Alphabet Faces Scrutiny Over AI Spending as Google Cloud Growth Slows

Concerns Grow Over Ad Market Outlook Amid Election Spending and Economic Uncertainty

Alphabet is expected to face investor scrutiny over its significant investment in artificial intelligence (AI) when it reports its earnings on Tuesday. The Google parent company is likely to report slower revenue growth for the holiday quarter, with decelerating growth in its advertising and cloud businesses.

Alphabet’s capital expenditure for 2024 is estimated at $50 billion, with more spending planned for 2025 to support its cloud expansion and AI-driven search features. The company is striving to defend its market share and attract more ad revenue amid competition from low-cost AI models launched by Chinese startup DeepSeek, which have the potential to trigger a price war in the industry.

Despite challenges, Alphabet continues to invest heavily in AI, a strategy also embraced by Microsoft and Meta Platforms. Executives from these companies have defended their AI spending plans as essential for staying competitive in the rapidly evolving tech landscape.

However, Alphabet’s cloud business growth is expected to slow in the fourth quarter. Revenue from Google Cloud is anticipated to rise by 32%, down from the 35% growth seen in the third quarter. Analysts have raised concerns over whether the AI-driven cloud growth seen in recent months will sustain, particularly as Microsoft’s Azure cloud computing growth also slowed, due in part to the prioritization of AI services over core cloud offerings.

Alphabet’s overall revenue is forecasted to grow 11.9% to $96.6 billion, slower than previous quarters, reflecting the broader challenges facing its search and cloud units.

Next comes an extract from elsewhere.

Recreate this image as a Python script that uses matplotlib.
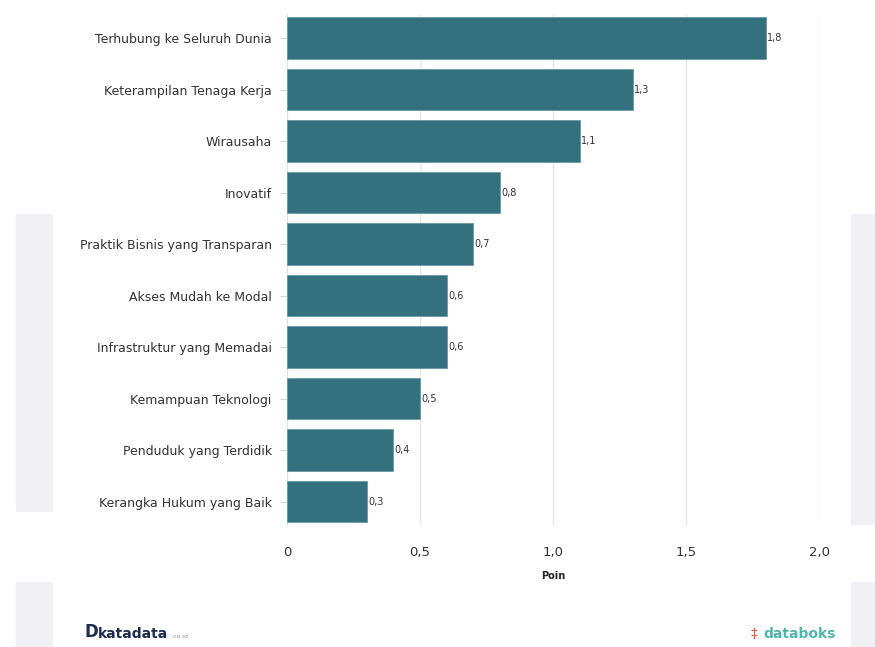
import matplotlib
matplotlib.use("Agg")
import matplotlib.pyplot as plt
from matplotlib.patches import Rectangle

categories = [
    "Terhubung ke Seluruh Dunia",
    "Keterampilan Tenaga Kerja",
    "Wirausaha",
    "Inovatif",
    "Praktik Bisnis yang Transparan",
    "Akses Mudah ke Modal",
    "Infrastruktur yang Memadai",
    "Kemampuan Teknologi",
    "Penduduk yang Terdidik",
    "Kerangka Hukum yang Baik",
]
values = [1.8, 1.3, 1.1, 0.8, 0.7, 0.6, 0.6, 0.5, 0.4, 0.3]
xticks = [0, 0.5, 1.0, 1.5, 2.0]
xtick_labels = ["0", "0,5", "1,0", "1,5", "2,0"]

plt.rcParams["font.family"] = ["DejaVu Sans"]

fig = plt.figure(figsize=(8.75, 6.47), dpi=100)
fig.patch.set_facecolor("white")

# faint watermark strips at the edges
wm = "#f0f0f5"
fig.patches.append(Rectangle((0.018, 0.21), 0.042, 0.46, transform=fig.transFigure, color=wm, zorder=-5))
fig.patches.append(Rectangle((0.018, 0.0), 0.042, 0.10, transform=fig.transFigure, color=wm, zorder=-5))
fig.patches.append(Rectangle((0.972, 0.19), 0.03, 0.48, transform=fig.transFigure, color=wm, zorder=-5))
fig.patches.append(Rectangle((0.972, 0.0), 0.03, 0.10, transform=fig.transFigure, color=wm, zorder=-5))

ax = fig.add_axes([0.328, 0.189, 0.608, 0.788])
ax.set_facecolor("white")
ax.set_zorder(2)

y = list(range(len(categories)))
ax.barh(y, values, height=0.8, color="#34717f", edgecolor="#6a98a3", linewidth=0.6, zorder=3)

for yi, v in zip(y, values):
    ax.text(v + 0.005, yi, f"{v:.1f}".replace(".", ","), va="center", ha="left",
            fontsize=7, color="#333333", zorder=4)

ax.set_yticks(y)
ax.set_yticklabels(categories, fontsize=9, color="#333333")
ax.set_ylim(9.45, -0.45)
ax.set_xlim(0, 2.0)
ax.set_xticks(xticks)
ax.set_xticklabels(xtick_labels, fontsize=9.5, color="#333333")

ax.grid(axis="x", color="#e6e6e6", linewidth=1, zorder=0)
for s in ["top", "right", "bottom"]:
    ax.spines[s].set_visible(False)
ax.spines["left"].set_color("#e0e0e0")
ax.tick_params(axis="y", length=5, color="#d8d8d8", pad=6)
ax.tick_params(axis="x", length=0, pad=15)

ax.set_xlabel("Poin", fontsize=7, fontweight="bold", color="#222222", labelpad=9)

# logos
fig.text(0.096, 0.010, "D", fontsize=12, fontweight="bold", color="#1d2b4f", ha="left", va="bottom")
fig.text(0.112, 0.010, "katadata", fontsize=10, fontweight="bold", color="#1d2b4f", ha="left", va="bottom")
fig.text(0.196, 0.012, ".co.id", fontsize=4.5, color="#8a93a8", ha="left", va="bottom")
fig.text(0.858, 0.010, "\u2021", fontsize=10, color="#e0604a", ha="left", va="bottom")
fig.text(0.872, 0.010, "databoks", fontsize=10, fontweight="bold", color="#4fb6ad", ha="left", va="bottom")

fig.savefig("out.png", dpi=100, facecolor="white")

The company is also under pressure to maintain its dominant position in the search advertising market, particularly with growing competition from e-commerce giant Amazon and social media platform TikTok.

While the company is expected to benefit from increased political ad spending in the lead-up to the U.S. Presidential elections, concerns remain about the overall outlook for the ad market, as economic uncertainty and the threat of global tariffs persist.

Read more: Google signs deal to buy carbon removal credits from India

Investors will be closely watching Alphabet’s earnings report to assess whether the company can balance its substantial AI investments with the decelerating growth in its core cloud and advertising businesses.